74 lata temu rozpoczęło się powstanie w gettcie warszawskim – desperacki zryw ludności żydowskiej, która, widząc nieuchronność śmierci z rąk niemieckich okupantów postanowiła przynajmniej ginąć w walce, z godnością. Pomnik Bohaterów Getta i bunkier, w którym popełnili samobójstwo otoczeni przywódcy powstania na czele z Mordechajem Anielewiczem to miejsca, które mają swoje stałe miejsce na mapie Warszawy, regularnie mają tam miejsce uroczystości upamiętniające. Bojowników z getta wspomina się z szacunkiem niezależnie od ich poglądów i afiliacji politycznej. Instytutowi Pamięci Narodowej to jednak się nie podoba.
IPN chciałby pozbyć się z katalogu bohaterów warszawskiego getta Józefa Lewartowskiego i Edwarda Fondamińskiego. Pierwszy z nich organizował w zamkniętej dzielnicy żydowskiej Blok Antyfaszystowski i zginął w 1942 r. z rąk Gestapo. Instytut chce jednak, by o nim zapomniano, gdyż przed wojną był działaczem komunistycznym, aktywistą Kominternu i członkiem WKP (b), więzionym w polskich więzieniach za działalność polityczną w tym duchu. Policja historyczna odniosła już pierwszy sukces – w czerwcu 2016 r. z budynku przy ulicy, która nadal nosi imię Lewartowskiego, zdjęto upamiętniającą go tablicę. Ulica również ma zniknąć i właśnie przeciwko temu dziś o godz. 17.00 odbywa się protest, organizowany przez inicjatywę Historia czerwona i czarno-czerwona.
Instytut życzy sobie również, by w zapomnienie popadła postać Edwarda Fondamińskiego – też organizatora ruchu oporu w gettcie, który z własnej woli wybrał pozostanie w zamkniętej dzielnicy. Również w tym przypadku IPN-owi nie podobają się po prostu poglądy bohatera powstania, który był przed wojną działaczem KPP. Zginął w 1943 r. w bunkrze przy ul. Miłej razem z Anielewiczem i innymi przywódcami zrywu – to jednak nie ma znaczenia.
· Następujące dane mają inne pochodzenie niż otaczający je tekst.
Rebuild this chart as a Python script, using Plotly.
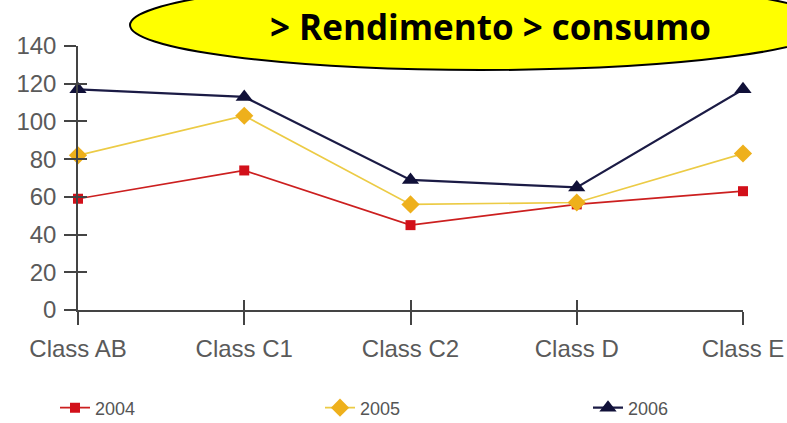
import plotly.graph_objects as go

categories = ["Class AB", "Class C1", "Class C2", "Class D", "Class E"]
s2004 = [59, 74, 45, 56, 63]
s2005 = [82, 103, 56, 57, 83]
s2006 = [117, 113, 69, 65, 117]
series_names = ["2004", "2005", "2006"]
y_ticks = [0, 20, 40, 60, 80, 100, 120, 140]
title_text = "> Rendimento > consumo"

W, H = 787, 423
OFF = 0  # body margin removed via post_script
# desired screen positions of the plot area
SX0, SX1, SY0, SY1 = 78, 743, 46, 310
ML, MR = SX0 - OFF, W - (SX1 - OFF)
MT, MB = SY0 - OFF, H - (SY1 - OFF)
PW, PH = W - ML - MR, H - MT - MB

def px_x(p):
    return (p - OFF - ML) / PW

def px_y(p):
    return (H - MB - (p - OFF)) / PH

fig = go.Figure()
fig.add_trace(go.Scatter(
    x=categories, y=s2004, name=series_names[0], mode="lines+markers",
    line=dict(color="#cc1f1f", width=1.7),
    marker=dict(symbol="square", size=10, color="#d2101a"),
    cliponaxis=False, legend="legend"))
fig.add_trace(go.Scatter(
    x=categories, y=s2005, name=series_names[1], mode="lines+markers",
    line=dict(color="#eccb45", width=1.7),
    marker=dict(symbol="diamond", size=14, color="#eeb01c"),
    cliponaxis=False, legend="legend2"))
fig.add_trace(go.Scatter(
    x=categories, y=s2006, name=series_names[2], mode="lines+markers",
    line=dict(color="#1b1b45", width=2.2),
    marker=dict(symbol="triangle-up", size=15, color="#101038"),
    cliponaxis=False, legend="legend3"))
# hidden trace so the overlay axes (inner half of crossing ticks) get categories
fig.add_trace(go.Scatter(
    x=categories, y=s2004, mode="none", xaxis="x2", yaxis="y2",
    showlegend=False, hoverinfo="skip"))

tickfont = dict(family="Liberation Sans, Arial, sans-serif", size=24, color="#5a5a5a")
legfont = dict(family="Liberation Sans, Arial, sans-serif", size=18, color="#555")
n = len(categories)

def leg(xs):
    return dict(orientation="h", x=px_x(xs), y=px_y(408), xanchor="left", yanchor="middle",
                font=legfont, bgcolor="rgba(0,0,0,0)")

fig.update_layout(
    width=W, height=H,
    margin=dict(l=ML, r=MR, t=MT, b=MB, autoexpand=False),
    paper_bgcolor="white", plot_bgcolor="white",
    xaxis=dict(type="category", range=[0, n - 1], showgrid=False, zeroline=False,
               showline=True, linecolor="#444", linewidth=1.5,
               ticks="outside", ticklen=13, tickwidth=1.5, tickcolor="#444",
               tickfont=tickfont, ticklabelstandoff=3),
    yaxis=dict(range=[0, 140], tickvals=y_ticks, showgrid=False, zeroline=False,
               showline=True, linecolor="#444", linewidth=1.5,
               ticks="outside", ticklen=12, tickwidth=1.5, tickcolor="#444",
               tickfont=tickfont, ticklabelstandoff=3),
    xaxis2=dict(type="category", overlaying="x", anchor="y", range=[0, n - 1],
                showgrid=False, zeroline=False, showline=False,
                ticks="inside", ticklen=10, tickwidth=1.5, tickcolor="#444",
                showticklabels=False),
    yaxis2=dict(overlaying="y", anchor="x", range=[0, 140], tickvals=y_ticks,
                showgrid=False, zeroline=False, showline=False,
                ticks="inside", ticklen=9, tickwidth=1.5, tickcolor="#444",
                showticklabels=False),
    legend=leg(55),
    legend2=leg(320),
    legend3=leg(588),
    showlegend=True,
)

fig.add_shape(type="circle", xref="paper", yref="paper",
              x0=px_x(130), x1=px_x(832), y0=px_y(70), y1=px_y(-20),
              fillcolor="#ffff00", line=dict(color="black", width=2), layer="above")
fig.add_annotation(text="<b>" + title_text + "</b>", xref="paper", yref="paper",
                   x=px_x(490), y=px_y(27), xanchor="center", yanchor="middle",
                   showarrow=False,
                   font=dict(family="Open Sans, sans-serif", size=35, color="black"))

fig.write_html("out.html",
               config={"displayModeBar": False},
               post_script="document.body.style.margin='0';document.body.style.overflow='hidden';")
Petycję w sprawie pozostawienia w spokoju pamięci żydowskich bojowników poparł związany ze Związkiem Wyznaniowym Gmin Żydowskich w RP portal jewish.org.pl. IPN najwyraźniej wie jednak lepiej, kogo Żydzi czcić mają i kto prawdziwym bohaterem był. Jeśli nie napotka żadnego sprzeciwu, za kilka lat być może zechce dekomunizować także innych przywódców powstania, z Anielewiczem na czele. W końcu według dzisiejszych kryteriów okropny lewak z niego był – działał w syjonistyczno-lewicowym HaSzomer HaCair, a także, o zgrozo, organizował w latach 1936-1938 żydowską samoobronę przeciw antysemickim ekscesom ONR.